Gates chained shut as Harold’s Cross Greyhound Stadium closes
Racing was due to take place at the Dublin venue but its closure has been brought forward
Harold’s Cross Greyhound Stadium has closed with immediate effect. Photo: James Crombie/Inpho
The closure of Harold’s Cross Greyhound Stadium has been brought forward to take place with immediate effect, Irish Greyhound Board (IGB) announced today.
The gates of the stadium have been chained shut with security outside and the traps are being dismantled and taken away.
In a statement, IGB said that the decision to close Harold’s Cross was taken with regret, but it has been decided to concentrate Dublin racing activities in IGB’s national stadium, Shelbourne Park.
The organisation is currently saddled with €20 million debts which stem from the building of Limerick Greyhound Stadium in 2011 and they have decided the best course of action is to sell Harold’s Cross.

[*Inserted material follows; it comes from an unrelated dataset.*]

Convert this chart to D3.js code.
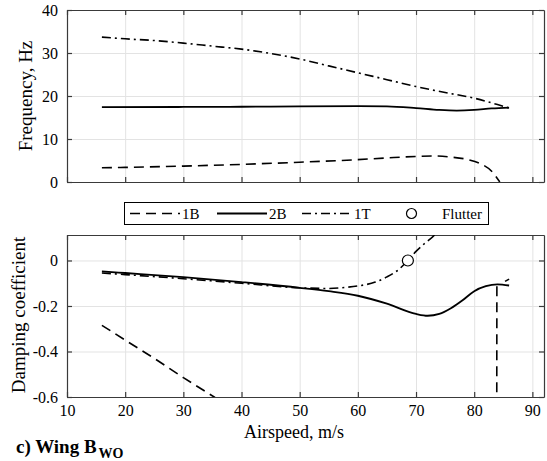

The weekly racing programme will be expanded at Shelbourne Park, which has twice the capacity of Harold’s Cross, to four days per week from next Friday, February 17th. All 12 staff affected at Harold’s Cross will be offered redeployment by IGB.
“If the stadium is locked, then everyone is locked out of their jobs. Somewhere in the region of 80 per cent of out Tote staff are SIPTU members, so I doubt very much Jack O’Connor will take too lightly to his staffed being locked out,” Alan Redmond – the director of the stadium – told Liveline on RTÉ Radio 1.
Racing due to take place on Tuesday night consisting of 11 races and 66 dogs will now be cancelled.
The historic Dublin venue opened in 1928 and hosted race nights every Tuesday and Friday.
“They blew all the money that they had on building a new stadium in Limerick,” Redmond added. “Unfortunately that ran way over what it should have because unfortunately they board at the time didn’t listen to their solicitors.
“Harold’s Cross is making money, it’s one of three stadiums in the country that is making money, with Shelbourne Park and Cork that are actually making money.”
The Grand National has been held at the south Dublin stadium since 2001 – most recently won by Brinkleys Dominic last year.
When the track orginally opened it introduced a race which would eventually become the modern day Irish Greyhound Derby.
This led to a dispute between the track and near neighbours Shelbourne Park as the Irish Coursing Club decided to give the Oaks to Harold’s Cross and the Derby to Shelbourne Park when they issued a new list of classic races in 1932.
After a dispute it was decided that the tracks would alternate the hosting of the Derby year-by-year until 1967 when it was switched permanently to Shelbourne Park.
That was a theme that would continue with the Oaks also switching to the neighbouring track and, ultimately as has now happened, all of the Harold’s Cross racing going two kilometres down the road.
In a statement, IGB said: “An overriding financial consideration informed the decision to concentrate our Dublin racing in Shelbourne Park. The legacy debt burden (net group debt is €20.3 million) which the industry and IGB have been struggling with since the Limerick Stadium project, which cost €21 million on completion in 2011, necessitates the sale of Harold’s Cross and the realisation of its asset value.
“IGB’s business plan is to address its significant debt, eliminate bank borrowings and reduce interest payments. The Indecon Report commissioned in 2014 by Government and accepted by the Board of the IGB, recommended the sale of Harold’s Cross to reduce debt levels. There is no alternative to this course of action. Unless the debt issue is addressed, no viable future exists for the industry and the sale of Harold’s Cross offers the most significant opportunity to reduce that debt.
“IGB has taken the decision to bring forward the closure of the stadium and its sale. The decision to close Harold’s Cross with immediate effect has been taken so that IGB can move forward with creating a viable future for the industry without delay. The uncertainty surrounding the future of Harold’s Cross has been a distraction for the business. The closure of Harold’s Cross and the transfer of the racing schedule to Shelbourne Park will bring an end to this uncertainty and allow IGB continue to grow the sport’s profile and business in Dublin.”
The stadium also acted as a football venue for a number of years, most notably for Shelbourne and St Patrick’s Athletic.
Shelbourne played at the stadium from 1975/76 to 1976/77 and again from 1982/83 to 1988/89 before moving to Tolka Park. St Patrick’s were the last League of Ireland club to play there regularly from 1989/90 up to November 1993, while work was being done to their Richmond Park home.
Back in the 1930s the now defunct Dolphin won a league title at the venue while Transport and Brideville each played there for 11 seasons.
The venue also held the 1992/93 League Cup final when Limerick City beat St Patrick’s 2-0.